Yargıtay Kararı 19. Hukuk Dairesi 2014/509 E. 2014/3599 K. 24.02.2014 T.

YARGITAY KARARI
DAİRE : 19. Hukuk Dairesi
ESAS NO : 2014/509
KARAR NO : 2014/3599
KARAR TARİHİ : 24.02.2014

MAHKEMESİ : Sarayköy Asliye Hukuk Mahkemesi
TARİHİ : 08/04/2013
NUMARASI : 2012/265-2013/138

Taraflar arasındaki menfi tespit davasının yapılan yargılaması sonunda ilamda yazılı nedenlerden dolayı davanın kabulüne yönelik olarak verilen hükmün süresi içinde davalı vekilince temyiz edilmesi üzerine dosya incelendi, gereği konuşulup düşünüldü.

– K A R A R –
Davacı vekili; davalı şirket tarafından müvekkili aleyhine kambiyo senetlerine mahsus haciz yoluyla icra takibi yapıldığını, müvekkili ile davalı şirket arasında herhangi bir ticari ilişkinin olmadığını, takip konusu senetlerde ihdas nedeninin motorin olarak gösterildiğini, oysa ki müvekkiline herhangi bir şekilde akaryakıt teslimi yapılmadığını, davalının defter ve fiş kartonlarında akaryakıt teslim olmadığının görüleceğini belirterek söz konusu bonolar nedeniyle müvekkilinin davalıya borçlu olmadığının tespitine, satılarak paraya çevrilen menkullerin piyasa rayici değerinin istirdatına ve davalının kötüniyet tazminatına mahkum edilmesine karar verilmesini talep ve dava etmiştir.
Davalı vekili; müvekkili şirketin davacıdan alacaklı olduğunu, ticari defterlerin tacirler arası delil olduğunu, bu nedenle davacının müvekkili şirketin ticari defter ve kayıtlarına dayanamayacağını, senetlerin temel borç ilişkisinden mücerret olduğunu savunarak davanın reddini talep etmiştir.
Mahkemece toplanan deliller ve dosya kapsamına göre; menfi tespit davalarında ispat yükünün davalıda olduğu, davaya konu bazı senetler üzerinde motorin ibaresinin yer aldığı ve bu nedenle senetlerin motorin karşılığı verildiğinin kabulü gerektiği, davacı tarafından sunulan… Petrol…Ltd. Şti.’ye ait cari hesap hareketlerinde davaya konu senetlerin borç kısmında gözüktüğü ve senet borçlarının anılan şirket bünyesinde olduğu, davalının ticari defterlerini ibrazdan imtina ettiği ve davacıya teslim olunduğu iddia edilen motorinleri teslim ettiğini ispat edemediği gerekçesiyle davanın kabulüne, davacının takip nedeniyle davalıya borçlu olmadığının tespitine, haciz edilerek satılan eşyaların bedellerinin davalıdan tahsiline ve ayrıca davalının takibinde kötüniyetli olduğu kabul edilerek %20 oranında tazminatın davalıdan alınarak davacıya verilmesine karar verilmiş, hüküm davalı vekili tarafından temyiz edilmiştir.
Dava konusu senetler altındaki imzaların davacıya ait olduğu yolunda uyuşmazlık bulunmamaktadır.

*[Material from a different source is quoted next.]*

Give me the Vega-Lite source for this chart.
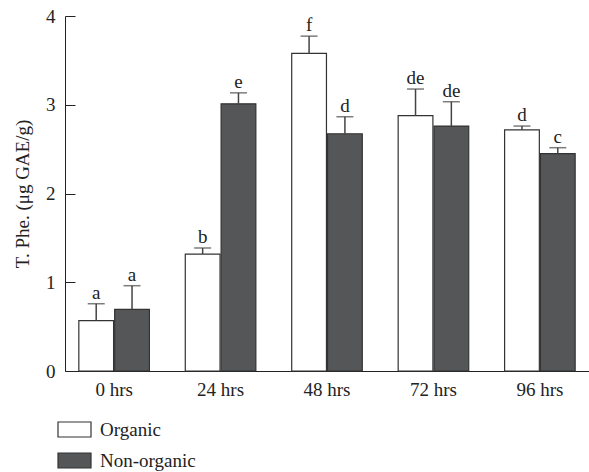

Başka bir anlatımla davacı imzaları inkar etmemiştir.
Bonolarda “motorin” ibareleri bulunmaktadır. Her ne kadar bonoların altına dava dışı bir şirketin unvanı da yazılmış ise de şirket kaşesi bulunmadığı gibi keşideci yerinde tek imza ve davacının adı mevcuttur. Bu durumda mahkemece bonoların motorin karşılığında düzenlendiğinin ve bonolardaki kayıt sebebiyle motorinin bonolar karşılığında teslim edildiğinin kabulü gerekir. Hal böyle olunca somut olay bakımından ispat külfetinin davacıda olduğu ve senetlere karşı ileri sürülen her türlü iddianın yazılı delille kanıtlanması gerektiği gözetilmeden ispat külfetinin tayininde yanılgıya düşülerek yazılı şekilde hüküm kurulması doğru görülmemiştir.
SONUÇ: Yukarıda açıklanan nedenlerle davalı vekilinin temyiz itirazlarının kabulü ile hükmün BOZULMASINA, bozma nedenine göre davacı vekilinin diğer temyiz itirazlarının şimdilik incelenmesine yer olmadığına, peşin harcın istek halinde iadesine, 24.02.2014 gününde oybirliğiyle karar verildi.